→ WORK TO DO:
Check the listing below for lines that hold "this". How many are there? Please give only the number.
+ + + +
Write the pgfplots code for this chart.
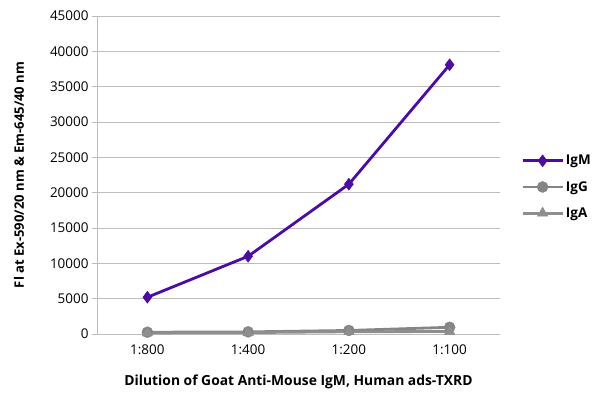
\documentclass[border=0pt]{standalone}
\usepackage{pgfplots}
\pgfplotsset{compat=1.18}
\usepackage{fontspec}
\setmainfont{Open Sans}
\definecolor{igm}{HTML}{4B0BA8}
\definecolor{igg}{HTML}{858585}
\definecolor{iga}{HTML}{8E8E8E}
\definecolor{gridc}{HTML}{BDBDBD}
\begin{document}
\begin{tikzpicture}
\useasboundingbox (-97bp,-66bp) rectangle (503bp,334bp);
\begin{axis}[
  at={(0,0)}, anchor=south west,
  scale only axis, width=403bp, height=318bp,
  xmin=-0.5, xmax=3.5, ymin=0, ymax=45000,
  xtick={0,1,2,3}, xticklabels={1:800,1:400,1:200,1:100},
  extra x ticks={-0.5,0.5,1.5,2.5,3.5}, extra x tick labels={},
  extra x tick style={major tick length=6bp, tick style={gridc, line width=0.8pt}, tick pos=lower, tick align=outside},
  ytick={0,5000,...,45000},
  major x tick style={draw=none},
  y tick style={gridc, line width=0.8pt}, major tick length=5bp,
  tick align=outside, tick pos=left,
  ymajorgrids, grid style={gridc, line width=0.8pt},
  axis x line*=bottom, axis y line*=left,
  axis line style={gridc, line width=0.8pt, -},
  scaled y ticks=false,
  yticklabel style={/pgf/number format/1000 sep={}, font=\fontsize{13.5}{14}\selectfont, xshift=0bp},
  xticklabel style={font=\fontsize{13.5}{14}\selectfont, yshift=-2bp},
  /pgf/number format/assume math mode=true,
  ylabel={\bfseries Fl at Ex-590/20 nm \& Em-645/40 nm},
  xlabel={\bfseries Dilution of Goat Anti-Mouse IgM, Human ads-TXRD},
  ylabel style={font=\fontsize{13.1}{14}\selectfont, at={(-78bp,159bp)}, anchor=center},
  xlabel style={font=\fontsize{13.9}{14}\selectfont, at={(201.5bp,-48bp)}, anchor=center},
  legend style={draw=none, fill=none, at={(424bp,147bp)}, anchor=west, font=\fontsize{13.5}{14}\selectfont\bfseries, row sep=11bp, inner sep=0pt, nodes={inner sep=2bp}},
  legend cell align=left,
  legend image code/.code={\draw[#1] (0bp,0bp) -- (40bp,0bp); \draw[#1, mark repeat=2, mark phase=2] plot coordinates {(0bp,0bp) (20bp,0bp) (40bp,0bp)};},
  clip=false,
]
\addplot[color=igm, line width=2.8pt, mark=diamond*, mark size=6pt, mark options={fill=igm, solid, line width=0.5pt}] coordinates {(0,5200) (1,11000) (2,21200) (3,38100)};
\addlegendentry{IgM}
\addplot[color=igg, line width=2.8pt, mark=*, mark size=5.5pt, mark options={fill=igg, line width=0.5pt}] coordinates {(0,250) (1,300) (2,500) (3,950)};
\addlegendentry{IgG}
\addplot[color=iga, line width=2.8pt, mark=triangle*, mark size=6pt, mark options={fill=iga, line width=0.5pt}] coordinates {(0,150) (1,200) (2,320) (3,350)};
\addlegendentry{IgA}
\end{axis}
\end{tikzpicture}
\end{document}
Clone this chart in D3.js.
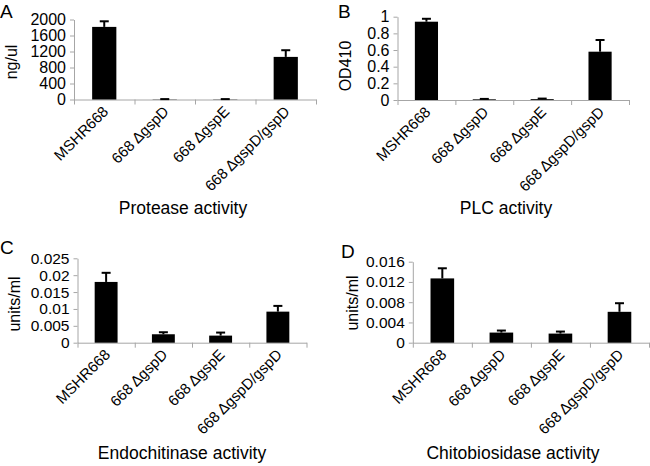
<!DOCTYPE html>
<html><head><meta charset="utf-8">
<script src="https://cdn.jsdelivr.net/npm/d3@7/dist/d3.min.js"></script>
<style>
body{margin:0;background:#fff;}
svg{display:block;font-family:"Liberation Sans",Arial,sans-serif;}
</style></head>
<body><svg id="c" width="650" height="466"></svg>
<script>
const categories = ["MSHR668", "668 \u0394gspD", "668 \u0394gspE", "668 \u0394gspD/gspD"];

const proteaseMean = [1815, 6, 6, 1065];
const proteaseErr  = [140, 4, 4, 167];
const proteaseTicks = [0, 400, 800, 1200, 1600, 2000];

const plcMean = [0.94, 0.008, 0.01, 0.58];
const plcErr  = [0.035, 0.005, 0.007, 0.14];
const plcTicks = [0, 0.2, 0.4, 0.6, 0.8, 1];

const endoMean = [0.018, 0.0025, 0.0021, 0.0092];
const endoErr  = [0.0027, 0.0006, 0.0009, 0.0017];
const endoTicks = [0, 0.005, 0.01, 0.015, 0.02, 0.025];

const chitoMean = [0.0127, 0.002, 0.0018, 0.0061];
const chitoErr  = [0.002, 0.0004, 0.0004, 0.0017];
const chitoTicks = [0, 0.004, 0.008, 0.012, 0.016];

const panels = [
  {letter:"A", lx:0, ly:17.5, x0:74, x1:316, yb:99.5, yt:19.5, mean:proteaseMean, err:proteaseErr, ticks:proteaseTicks, tf:16,
   ylab:"ng/ul", ylx:17, yly:62, title:"Protease activity", tx:183, ty:214},
  {letter:"B", lx:338, ly:17.5, x0:397.5, x1:629, yb:100, yt:16.7, mean:plcMean, err:plcErr, ticks:plcTicks, tf:16,
   ylab:"OD410", ylx:351, yly:66, title:"PLC activity", tx:506, ty:214},
  {letter:"C", lx:0, ly:254, x0:77.5, x1:306.5, yb:342.7, yt:258.3, mean:endoMean, err:endoErr, ticks:endoTicks, tf:15.5,
   ylab:"units/ml", ylx:20, yly:304, title:"Endochitinase activity", tx:182, ty:459},
  {letter:"D", lx:341, ly:258, x0:412.8, x1:649, yb:342.7, yt:261.7, mean:chitoMean, err:chitoErr, ticks:chitoTicks, tf:15.5,
   ylab:"units/ml", ylx:358, yly:303, title:"Chitobiosidase activity", tx:513, ty:459}
];

const svg = d3.select("#c");
const axisColor = "#a6a6a6";

panels.forEach(p => {
  const g = svg.append("g");
  const x = d3.scaleBand().domain(categories).range([p.x0, p.x1]).paddingInner(0).paddingOuter(0);
  const xb = d3.scaleLinear().domain([0, categories.length]).range([p.x0, p.x1]);
  const ymax = p.ticks[p.ticks.length - 1];
  const y = d3.scaleLinear().domain([0, ymax]).range([p.yb, p.yt]);

  // y axis
  const ya = g.append("g").attr("transform", `translate(${p.x0},0)`)
    .call(d3.axisLeft(y).tickValues(p.ticks).tickSize(4).tickSizeOuter(0).tickPadding(4).tickFormat(d => String(d)));
  ya.select(".domain").attr("stroke", axisColor);
  ya.selectAll(".tick line").attr("stroke", axisColor);
  ya.selectAll("text").attr("font-size", p.tf).attr("fill", "#000").attr("font-family", "Liberation Sans, Arial, sans-serif");

  // x axis with ticks at band boundaries
  const xa = g.append("g").attr("transform", `translate(0,${p.yb})`)
    .call(d3.axisBottom(xb).tickValues(d3.range(categories.length + 1)).tickSize(5).tickSizeOuter(0).tickFormat(""));
  xa.select(".domain").attr("stroke", axisColor);
  xa.selectAll(".tick line").attr("stroke", axisColor);

  // category labels
  g.selectAll(".cat").data(categories).enter().append("text")
    .attr("transform", d => `translate(${x(d) + x.bandwidth() / 2 + 5},${p.yb + 13}) rotate(-45)`)
    .attr("text-anchor", "end")
    .attr("font-size", 15)
    .attr("fill", "#000")
    .text(d => d);

  // bars
  const bw = x.bandwidth() * 0.4;
  g.selectAll(".bar").data(categories).enter().append("rect")
    .attr("x", (d) => x(d) + x.bandwidth() / 2 - bw / 2)
    .attr("width", bw)
    .attr("y", (d, i) => y(p.mean[i]))
    .attr("height", (d, i) => p.yb - y(p.mean[i]))
    .attr("fill", "#000");

  // error bars (plus only)
  categories.forEach((d, i) => {
    const cx = x(d) + x.bandwidth() / 2;
    const top = y(p.mean[i] + p.err[i]);
    g.append("line").attr("x1", cx).attr("x2", cx).attr("y1", y(p.mean[i])).attr("y2", top)
      .attr("stroke", "#000").attr("stroke-width", 2);
    g.append("line").attr("x1", cx - 4.5).attr("x2", cx + 4.5).attr("y1", top).attr("y2", top)
      .attr("stroke", "#000").attr("stroke-width", 2);
  });

  // y label
  g.append("text").attr("transform", `translate(${p.ylx},${p.yly}) rotate(-90)`)
    .attr("text-anchor", "middle").attr("font-size", 16).attr("fill", "#000").text(p.ylab);

  // title
  g.append("text").attr("x", p.tx).attr("y", p.ty).attr("text-anchor", "middle")
    .attr("font-size", 17.5).attr("fill", "#000").text(p.title);

  // panel letter
  g.append("text").attr("x", p.lx).attr("y", p.ly).attr("font-size", 19).attr("fill", "#000").text(p.letter);
});
</script>
</body></html>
+ + + +
→ TASK ANSWER:
2